Note that the flattened invocations of `append()` creates hierarchical relationships in a `Graph`. `append()` works as follows:

1. Values are sorted from parents to children.
2. For each value, if *identical* node is found, it is added to the node path of this invocation. Otherwise, new node is created and added to the node path.
3. Add edges between every adjacent nodes in the path.

A value is determined to be *identical* to a node when the node contains the *identical* value and its parent is the same as previous node in the node path. By default, the *identification* scheme is defined only on *model types*, that is, any pair of values of other types is never considered to be *identical*. Only the pair of *model objects* which have the same type and the same primary key value is *identical*.

As a result of these mechanisms, foreign key relationships in DB are recovered in the graph.

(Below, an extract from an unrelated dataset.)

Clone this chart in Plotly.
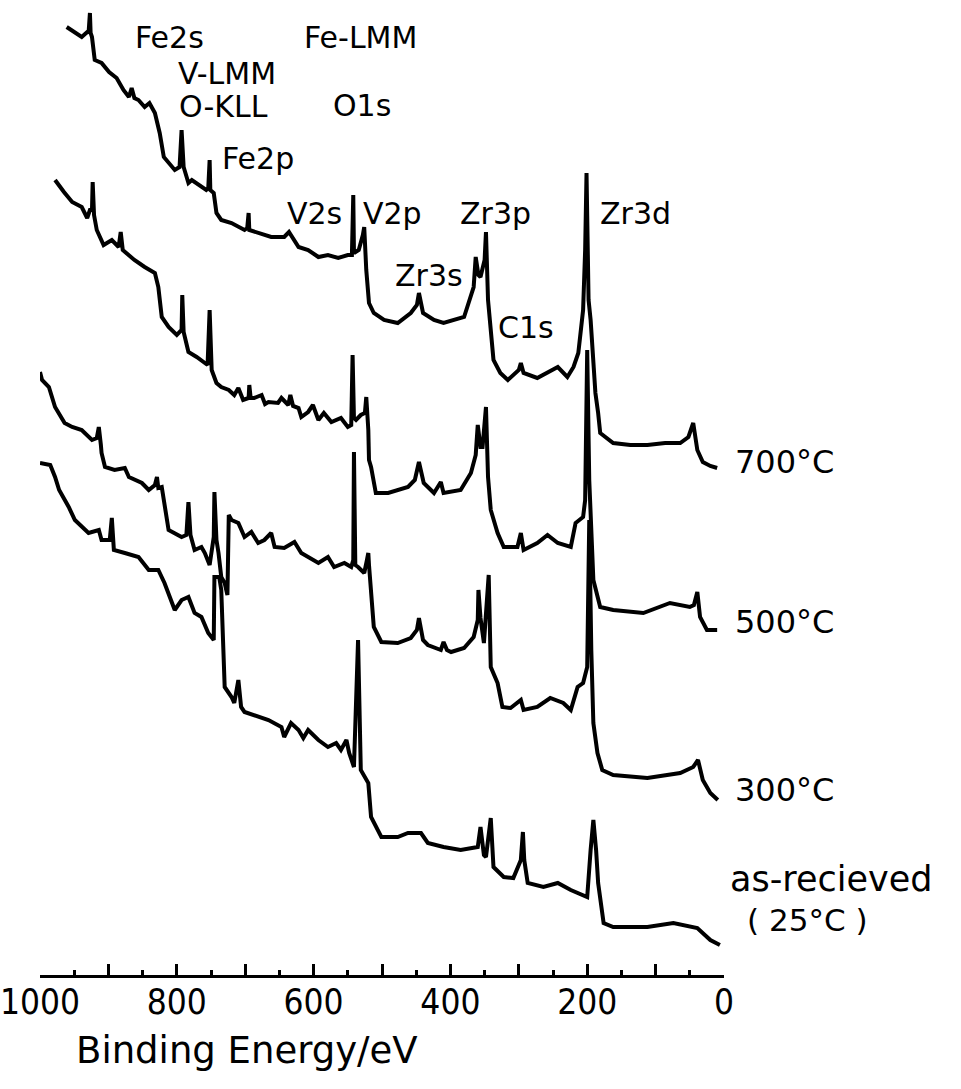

This function returns `view` attribute of the graph, which is unmodifiable view exposing intuitive interfaces to access nodes and their values.

### Graph serialization

The another feature of `Graph` is the serialization mechanism which converts `Graph` object into hierarchical `dict`. By default, serialization works as follows:

1. Starting from specified root node container, descending containers are handled from parents to children.
2. Each container is converted into a list of its nodes.
3. For each node, the preset function is applied to its value and the result is the actual value stored in the list.
    - *model object* is converted into a `dict` where the column name is mapped to the column value.
    - Values of other types are used as they are unless the function is set explicitly.
4. When converted value is a `dict`, serializes child nodes similarly and put them into it.

Some behaviors can be changed at serialization stage via class methods of `S` as show in next example.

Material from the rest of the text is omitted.